<<<<

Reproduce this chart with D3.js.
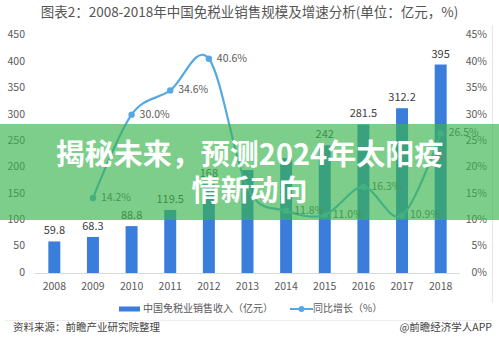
<!DOCTYPE html>
<html><head><meta charset="utf-8">
<script src="https://cdn.jsdelivr.net/npm/d3@7"></script>
<style>
html,body{margin:0;padding:0;background:#fff;}
svg{display:block;font-family:"Noto Sans CJK SC","Noto Sans",sans-serif;}
</style></head>
<body><svg id="c" width="499" height="347"></svg>
<script>
const years = ["2008","2009","2010","2011","2012","2013","2014","2015","2016","2017","2018"];
const sales = [59.8,68.3,88.8,119.5,168,195,218,242,281.5,312.2,395];
const growth = [null,14.2,30.0,34.6,40.6,16.1,11.8,11.0,16.3,10.9,26.5];
const leftTicks = [0,50,100,150,200,250,300,350,400,450];
const rightTicks = [0,5,10,15,20,25,30,35,40,45];
const showSalesLabel = [true,true,true,true,true,false,false,true,true,true,true];
const showGrowthLabel = [false,true,true,true,true,false,true,true,true,true,true];

const svg = d3.select("#c");
const x = d3.scaleBand().domain(years).range([35,460]).paddingInner(0.69).paddingOuter(0.345);
const yL = d3.scaleLinear().domain([0,450]).range([273,35.5]);
const yR = d3.scaleLinear().domain([0,45]).range([273,35.5]);

// title
svg.append("text").attr("x",249.5).attr("y",13).attr("text-anchor","middle").attr("dominant-baseline","middle")
  .attr("font-size",13.5).attr("fill","#555").text("图表2：2008-2018年中国免税业销售规模及增速分析(单位：亿元，%)");

// right border
svg.append("line").attr("x1",492.5).attr("x2",492.5).attr("y1",25).attr("y2",303).attr("stroke","#e6e6e6");

// axes labels
svg.append("g").selectAll("text").data(leftTicks).join("text")
  .attr("x",25).attr("y",d=>yL(d)).attr("text-anchor","end").attr("dominant-baseline","middle")
  .attr("font-size",10.5).attr("fill","#595959").text(d=>d);
svg.append("g").selectAll("text").data(rightTicks).join("text")
  .attr("x",487).attr("y",d=>yR(d)).attr("text-anchor","end").attr("dominant-baseline","middle")
  .attr("font-size",10.5).attr("fill","#595959").text(d=>d+"%");

// baseline
svg.append("line").attr("x1",35).attr("x2",460).attr("y1",273.5).attr("y2",273.5).attr("stroke","#d9d9d9");
svg.append("g").selectAll("text").data(years).join("text")
  .attr("x",d=>x(d)+x.bandwidth()/2).attr("y",287).attr("text-anchor","middle").attr("dominant-baseline","middle")
  .attr("font-size",10.5).attr("fill","#595959").text(d=>d);

// bars
svg.append("g").selectAll("rect").data(sales).join("rect")
  .attr("x",(d,i)=>x(years[i])).attr("width",x.bandwidth())
  .attr("y",d=>yL(d)).attr("height",d=>yL(0)-yL(d)).attr("fill","#3b7ddb");
svg.append("g").selectAll("text").data(sales).join("text")
  .attr("x",(d,i)=>x(years[i])+x.bandwidth()/2).attr("y",d=>yL(d)-10)
  .attr("text-anchor","middle").attr("dominant-baseline","middle")
  .attr("font-size",11).attr("fill","#404040").text((d,i)=>showSalesLabel[i]?d:"");

// line
const pts = growth.map((g,i)=>({g,i})).filter(d=>d.g!==null);
const line = d3.line().x(d=>x(years[d.i])+x.bandwidth()/2).y(d=>yR(d.g)).curve(d3.curveCatmullRom.alpha(0));
svg.append("path").datum(pts).attr("d",line).attr("fill","none").attr("stroke","#55a8e3").attr("stroke-width",2.2);
svg.append("g").selectAll("circle").data(pts).join("circle")
  .attr("cx",d=>x(years[d.i])+x.bandwidth()/2).attr("cy",d=>yR(d.g)).attr("r",3.2).attr("fill","#55a8e3");
svg.append("g").selectAll("text").data(pts.filter(d=>showGrowthLabel[d.i])).join("text")
  .attr("x",d=>x(years[d.i])+x.bandwidth()/2+8).attr("y",d=>yR(d.g))
  .attr("dominant-baseline","middle").attr("font-size",10.5).attr("fill","#595959").text(d=>d.g.toFixed(1)+"%");

// legend
svg.append("rect").attr("x",119).attr("y",306.5).attr("width",21).attr("height",5).attr("fill","#3b7ddb");
svg.append("text").attr("x",143).attr("y",309).attr("dominant-baseline","middle").attr("font-size",10).attr("fill","#595959").text("中国免税业销售收入（亿元）");
svg.append("line").attr("x1",290).attr("x2",313).attr("y1",309).attr("y2",309).attr("stroke","#55a8e3").attr("stroke-width",2);
svg.append("circle").attr("cx",301.5).attr("cy",309).attr("r",3).attr("fill","#55a8e3");
svg.append("text").attr("x",313).attr("y",309).attr("dominant-baseline","middle").attr("font-size",10).attr("fill","#595959").text("同比增长（%）");

// separator & footer
svg.append("line").attr("x1",5).attr("x2",492).attr("y1",320.5).attr("y2",320.5).attr("stroke","#eeeeee");
svg.append("text").attr("x",13).attr("y",328).attr("dominant-baseline","middle").attr("font-size",10.5).attr("fill","#444").text("资料来源：前瞻产业研究院整理");
svg.append("text").attr("x",492).attr("y",328).attr("text-anchor","end").attr("dominant-baseline","middle").attr("font-size",10.5).attr("fill","#444").text("@前瞻经济学人APP");

// overlay band
svg.append("rect").attr("x",0).attr("y",124).attr("width",499).attr("height",96).attr("fill","rgba(58,181,78,0.66)");
const ov = svg.append("g").attr("font-size",29).attr("font-weight",700).attr("fill","#fff").attr("text-anchor","middle");
ov.append("text").attr("x",249.5).attr("y",165).text("揭秘未来，预测2024年太阳疫");
ov.append("text").attr("x",249.5).attr("y",201).text("情新动向");
</script></body></html>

>>>>

▶ [Directive]: Without including any pictures, reproduce the listing exactly.

▶ [The answer]:
Reproduce this chart with D3.js.
<!DOCTYPE html>
<html><head><meta charset="utf-8">
<script src="https://cdn.jsdelivr.net/npm/d3@7"></script>
<style>
html,body{margin:0;padding:0;background:#fff;}
svg{display:block;font-family:"Noto Sans CJK SC","Noto Sans",sans-serif;}
</style></head>
<body><svg id="c" width="499" height="347"></svg>
<script>
const years = ["2008","2009","2010","2011","2012","2013","2014","2015","2016","2017","2018"];
const sales = [59.8,68.3,88.8,119.5,168,195,218,242,281.5,312.2,395];
const growth = [null,14.2,30.0,34.6,40.6,16.1,11.8,11.0,16.3,10.9,26.5];
const leftTicks = [0,50,100,150,200,250,300,350,400,450];
const rightTicks = [0,5,10,15,20,25,30,35,40,45];
const showSalesLabel = [true,true,true,true,true,false,false,true,true,true,true];
const showGrowthLabel = [false,true,true,true,true,false,true,true,true,true,true];

const svg = d3.select("#c");
const x = d3.scaleBand().domain(years).range([35,460]).paddingInner(0.69).paddingOuter(0.345);
const yL = d3.scaleLinear().domain([0,450]).range([273,35.5]);
const yR = d3.scaleLinear().domain([0,45]).range([273,35.5]);

// title
svg.append("text").attr("x",249.5).attr("y",13).attr("text-anchor","middle").attr("dominant-baseline","middle")
  .attr("font-size",13.5).attr("fill","#555").text("图表2：2008-2018年中国免税业销售规模及增速分析(单位：亿元，%)");

// right border
svg.append("line").attr("x1",492.5).attr("x2",492.5).attr("y1",25).attr("y2",303).attr("stroke","#e6e6e6");

// axes labels
svg.append("g").selectAll("text").data(leftTicks).join("text")
  .attr("x",25).attr("y",d=>yL(d)).attr("text-anchor","end").attr("dominant-baseline","middle")
  .attr("font-size",10.5).attr("fill","#595959").text(d=>d);
svg.append("g").selectAll("text").data(rightTicks).join("text")
  .attr("x",487).attr("y",d=>yR(d)).attr("text-anchor","end").attr("dominant-baseline","middle")
  .attr("font-size",10.5).attr("fill","#595959").text(d=>d+"%");

// baseline
svg.append("line").attr("x1",35).attr("x2",460).attr("y1",273.5).attr("y2",273.5).attr("stroke","#d9d9d9");
svg.append("g").selectAll("text").data(years).join("text")
  .attr("x",d=>x(d)+x.bandwidth()/2).attr("y",287).attr("text-anchor","middle").attr("dominant-baseline","middle")
  .attr("font-size",10.5).attr("fill","#595959").text(d=>d);

// bars
svg.append("g").selectAll("rect").data(sales).join("rect")
  .attr("x",(d,i)=>x(years[i])).attr("width",x.bandwidth())
  .attr("y",d=>yL(d)).attr("height",d=>yL(0)-yL(d)).attr("fill","#3b7ddb");
svg.append("g").selectAll("text").data(sales).join("text")
  .attr("x",(d,i)=>x(years[i])+x.bandwidth()/2).attr("y",d=>yL(d)-10)
  .attr("text-anchor","middle").attr("dominant-baseline","middle")
  .attr("font-size",11).attr("fill","#404040").text((d,i)=>showSalesLabel[i]?d:"");

// line
const pts = growth.map((g,i)=>({g,i})).filter(d=>d.g!==null);
const line = d3.line().x(d=>x(years[d.i])+x.bandwidth()/2).y(d=>yR(d.g)).curve(d3.curveCatmullRom.alpha(0));
svg.append("path").datum(pts).attr("d",line).attr("fill","none").attr("stroke","#55a8e3").attr("stroke-width",2.2);
svg.append("g").selectAll("circle").data(pts).join("circle")
  .attr("cx",d=>x(years[d.i])+x.bandwidth()/2).attr("cy",d=>yR(d.g)).attr("r",3.2).attr("fill","#55a8e3");
svg.append("g").selectAll("text").data(pts.filter(d=>showGrowthLabel[d.i])).join("text")
  .attr("x",d=>x(years[d.i])+x.bandwidth()/2+8).attr("y",d=>yR(d.g))
  .attr("dominant-baseline","middle").attr("font-size",10.5).attr("fill","#595959").text(d=>d.g.toFixed(1)+"%");

// legend
svg.append("rect").attr("x",119).attr("y",306.5).attr("width",21).attr("height",5).attr("fill","#3b7ddb");
svg.append("text").attr("x",143).attr("y",309).attr("dominant-baseline","middle").attr("font-size",10).attr("fill","#595959").text("中国免税业销售收入（亿元）");
svg.append("line").attr("x1",290).attr("x2",313).attr("y1",309).attr("y2",309).attr("stroke","#55a8e3").attr("stroke-width",2);
svg.append("circle").attr("cx",301.5).attr("cy",309).attr("r",3).attr("fill","#55a8e3");
svg.append("text").attr("x",313).attr("y",309).attr("dominant-baseline","middle").attr("font-size",10).attr("fill","#595959").text("同比增长（%）");

// separator & footer
svg.append("line").attr("x1",5).attr("x2",492).attr("y1",320.5).attr("y2",320.5).attr("stroke","#eeeeee");
svg.append("text").attr("x",13).attr("y",328).attr("dominant-baseline","middle").attr("font-size",10.5).attr("fill","#444").text("资料来源：前瞻产业研究院整理");
svg.append("text").attr("x",492).attr("y",328).attr("text-anchor","end").attr("dominant-baseline","middle").attr("font-size",10.5).attr("fill","#444").text("@前瞻经济学人APP");

// overlay band
svg.append("rect").attr("x",0).attr("y",124).attr("width",499).attr("height",96).attr("fill","rgba(58,181,78,0.66)");
const ov = svg.append("g").attr("font-size",29).attr("font-weight",700).attr("fill","#fff").attr("text-anchor","middle");
ov.append("text").attr("x",249.5).attr("y",165).text("揭秘未来，预测2024年太阳疫");
ov.append("text").attr("x",249.5).attr("y",201).text("情新动向");
</script></body></html>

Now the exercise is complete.